Dengan adanya kepesertaan wajib pada BPJS ini, kata dia, perusahaan pemohon harus mengubah kebijakan jaminan kesehatannya dengan menyesuaikan dengan UU BPJS. Perusahaannya membagi dua anggaran jaminan kesehatan menjadi BPJS dan asuransi yang ditunjuk perusahaan. Alhasil, standar jamsos berupa asuransi kesehatan yang semula baik, kini kualitasnya menjadi turun karena perusahaan harus membagi anggaran untuk BPJS.

“BPJS tidak seharusnya memaksakan setiap warga negara menjadi peserta jamsos, sehingga pemberi kerja (perusahaan) dan pekerjanya bebas memilih perlindungan pada lembaga jamsos lain,” usulnya.

Pemohon merasa BPJS memiliki pelayanan yang berada di bawah standar dibandingkan dengan pelayanan asuransi kesehatan perusahaannya itu. Seperti, dimanapun ia mengalami kecelakaan atau sakit, asuransi bisa melayaninya. Berbeda dengan BPJS, pelayanan pengobatan harus dilakukan di daerah domisilinya.

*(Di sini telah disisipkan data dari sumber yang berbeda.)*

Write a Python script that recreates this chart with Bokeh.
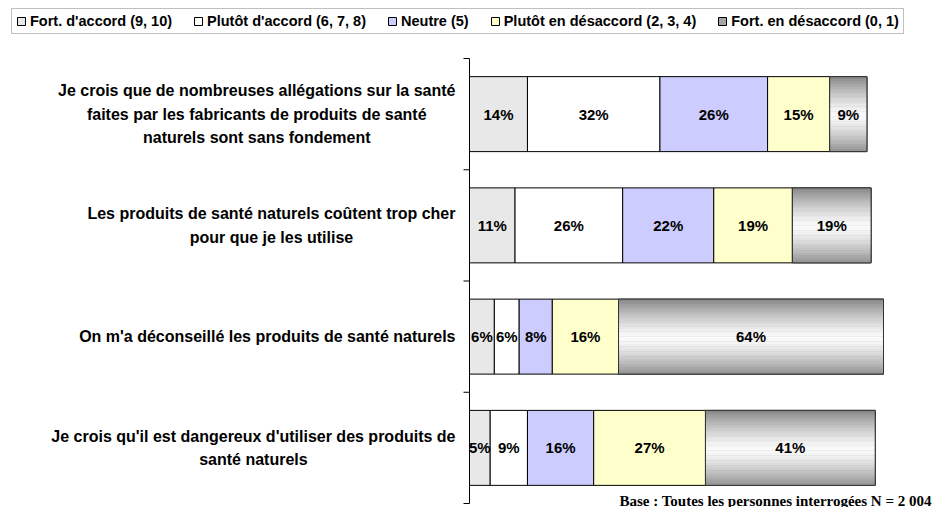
from bokeh.plotting import figure
from bokeh.models import ColumnDataSource, Range1d, Legend, LegendItem, Label
from bokeh.core.properties import value
from bokeh.embed import file_html
from bokeh.resources import INLINE

# ---------------- data ----------------
statements = [
    "Je crois que de nombreuses allégations sur la santé\nfaites par les fabricants de produits de santé\nnaturels sont sans fondement",
    "Les produits de santé naturels coûtent trop cher\npour que je les utilise",
    "On m'a déconseillé les produits de santé naturels",
    "Je crois qu'il est dangereux d'utiliser des produits de\nsanté naturels",
]
series_names = [
    "Fort. d'accord (9, 10)",
    "Plutôt d'accord (6, 7, 8)",
    "Neutre (5)",
    "Plutôt en désaccord (2, 3, 4)",
    "Fort. en désaccord (0, 1)",
]
fort_accord = [14, 11, 6, 5]
plutot_accord = [32, 26, 6, 9]
neutre = [26, 22, 8, 16]
plutot_desaccord = [15, 19, 16, 27]
fort_desaccord = [9, 19, 64, 41]
base_note = "Base : Toutes les personnes interrogées  N = 2 004"

series_values = [fort_accord, plutot_accord, neutre, plutot_desaccord, fort_desaccord]
colors = ["#E8E8E8", "#FFFFFF", "#CCCCFF", "#FFFFCC", "#A6A6A6"]
gradient_series = 4

# ---------------- layout constants (pixels) ----------------
W, H = 937, 507
AXIS_X = 469          # x of the value axis
PX_PER_PCT = 4.14     # horizontal scale
TOP_PX, BOTTOM_PX = 58, 503
BAR_H = 0.674
LABEL_GAP = 14
TICK_LEN = 6
FONT = "Liberation Sans"
LABEL_SIZE = 16

n = len(statements)
cat_px = (BOTTOM_PX - TOP_PX) / n

# Arial/Liberation Sans Bold advance widths (1/1000 em), for centring wrapped labels
_AB = {" ": 278, "'": 238, "(": 333, ")": 333, ",": 278, ".": 278, "%": 889,
       "J": 556, "L": 611, "O": 778, "a": 556, "b": 611, "c": 556, "d": 611, "e": 556,
       "é": 556, "f": 333, "g": 611, "h": 611, "i": 278, "j": 278, "l": 278, "m": 889,
       "n": 611, "o": 611, "p": 611, "q": 611, "r": 389, "s": 556, "t": 333, "u": 611,
       "û": 611, "v": 556, "x": 556, "y": 556, "z": 500}

def text_w(s, size):
    return max(sum(_AB.get(c, 556) for c in line) for line in s.split("\n")) * size / 1000

p = figure(width=W, height=H,
           x_range=Range1d(-AXIS_X / PX_PER_PCT, (W - AXIS_X) / PX_PER_PCT),
           y_range=Range1d(-(H - BOTTOM_PX) / cat_px, n + TOP_PX / cat_px),
           x_axis_type=None, y_axis_type=None, min_border=0,
           output_backend="svg", toolbar_location=None)
p.outline_line_color = None
p.background_fill_color = "white"

ys = [n - i - 0.5 for i in range(n)]

# value axis line with ticks between the categories
p.segment(x0=[0], y0=[0], x1=[0], y1=[n], line_color="black", line_width=1)
bounds = list(range(n + 1))
p.segment(x0=[-TICK_LEN / PX_PER_PCT] * len(bounds), y0=bounds,
          x1=[0] * len(bounds), y1=bounds, line_color="black", line_width=1)

# category labels: block right-aligned next to the axis, lines centred
lab_src = ColumnDataSource(dict(
    x=[-(LABEL_GAP + text_w(s, LABEL_SIZE) / 2) / PX_PER_PCT for s in statements],
    y=ys, text=statements))
p.text(x="x", y="y", text="text", source=lab_src, text_align="center",
       text_baseline="middle", text_font=value(FONT), text_font_style="bold",
       text_font_size=f"{LABEL_SIZE}px", text_line_height=1.38, text_color="black")

# gradient profile (cylinder shading) for the darkest series
N_STRIPES = 30
def shade(t):
    d = abs(t - 0.52) / 0.52
    v = int(round(250 - 118 * d ** 1.4))
    return "#%02x%02x%02x" % (v, v, v)

left = [0] * n
legend_renderers = []
text_sources = []
for k, (vals, color) in enumerate(zip(series_values, colors)):
    right = [l + v for l, v in zip(left, vals)]
    src = ColumnDataSource(dict(
        y=ys, left=left, right=right,
        mid=[(l + r) / 2 for l, r in zip(left, right)],
        label=[f"{v}%" for v in vals],
    ))
    r = p.hbar(y="y", left="left", right="right", height=BAR_H, source=src,
               fill_color=color, line_color="black", line_width=1)
    legend_renderers.append(r)
    if k == gradient_series:
        sh = BAR_H / N_STRIPES
        for j in range(N_STRIPES):
            t = (j + 0.5) / N_STRIPES
            ssrc = ColumnDataSource(dict(
                y=[y + BAR_H / 2 - (j + 0.5) * sh for y in ys], left=left, right=right))
            p.hbar(y="y", left="left", right="right", height=sh * 1.08, source=ssrc,
                   fill_color=shade(t), line_color=None)
        p.hbar(y="y", left="left", right="right", height=BAR_H, source=src,
               fill_color=None, line_color="#333333", line_width=1)
    text_sources.append(src)
    left = right

for src in text_sources:
    p.text(x="mid", y="y", text="label", source=src, text_align="center",
           text_baseline="middle", text_font=value(FONT), text_font_style="bold",
           text_font_size="15px", text_color="black")

legend = Legend(
    items=[LegendItem(label=nm, renderers=[r]) for nm, r in zip(series_names, legend_renderers)],
    orientation="horizontal", location=(11, H - 9 - 25),
    label_text_font=FONT, label_text_font_style="bold", label_text_font_size="14.5px",
    label_text_color="black", label_height=15, label_standoff=4,
    glyph_width=10, glyph_height=10, spacing=21, padding=4, margin=0,
    border_line_color="#808080", border_line_width=1,
    background_fill_color="white", background_fill_alpha=1,
)
p.add_layout(legend)

note = Label(x=W - 2, y=H - BOTTOM_PX + 3, x_units="screen", y_units="screen", text=base_note,
             text_align="right", text_baseline="alphabetic",
             text_font="Liberation Serif", text_font_style="bold",
             text_font_size="15px", text_color="black")
p.add_layout(note)

open("out.html", "w").write(file_html(p, INLINE))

Persoalannya, ketika pemohon sakit dan berada di luar domisili, maka layanan BPJS lebih sulit digunakan.

“Apalagi obat dari asuransi perusahaan lebih baik dari BPJS. Seandainya BPJS sudah memperbaiki kualitas pelayanannya, maka ia tak masalah kepesertaan BPJS bersifat wajib,” kata dia.

Selain itu, secara materil dirinya merasa dirugikan karena BPJS telah membebankan iuran wajib yang ditanggung 1 persen oleh pekerja dan 3 persen oleh perusahaan. Karena itu, dirinya meminta agar prinsip kepesertaan wajib jamsos pada BPJS dihapus saja. “Kita minta frasa ‘kepesertaan bersifat wajib’ dalam Pasal 4 huruf g UU BPJS dinyatakan bertentangan dengan konstitusi,” harapnya.  

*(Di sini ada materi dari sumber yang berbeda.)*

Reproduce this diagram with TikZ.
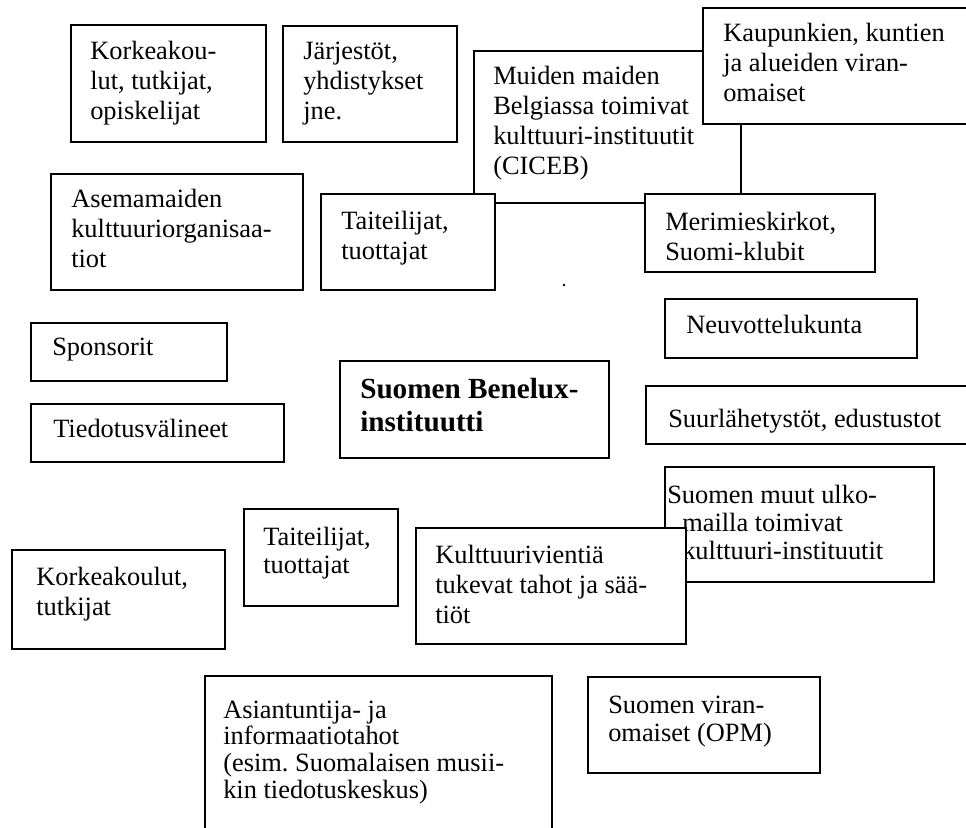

Menanggapi permohonan, anggota Majelis Panel, Aswanto, mengingatkan permohonan pemohon kurang menguraikan adanya pertentangan norma yang diuji dengan dengan pasal-pasal dalam UUD 1945. Pemohon masih lebih banyak menguraikan hal yang secara faktual dialaminya. Aswanto memberi nasehat. “Seharusnya kerugian konstitusional yang Saudara tonjolkan. Mahkamah tidak akan melihat kerugian faktual dari kasus empirik yang dialami pemohon”.

Anggota Majelis Panel lainnya, Suhartoyo mengatakan semangat pasal yang digugat sebenarnya ingin memperhatikan kesehatan rakyat pada umumnya. Perusahaan pemohon mungkin saja bisa menjamin kualitas asuransi kesehatan pekerjanya lebih baik. Namun, perusahaan lain belum tentu bisa melakukan hal serupa.

“Kalau frasa itu dihilangkan bagaimana dengan perusahaan yang tidak secara penuh menjamin asuransi kesehatan pekerjanya? Makanya, kata ‘wajib’ ini secara universal tidak salah. Renungkan kembali apakah Anda sudah berpikir untuk hapuskan ini. Takutnya, pekerja lain tidak terlindungi karena tidak ada kewajiban dari negara. Kata ‘wajib’ memang ada dua sisi yaitu ‘memaksa’ dan ‘melindungi’,” ujar Suhartoyo mengingatkan.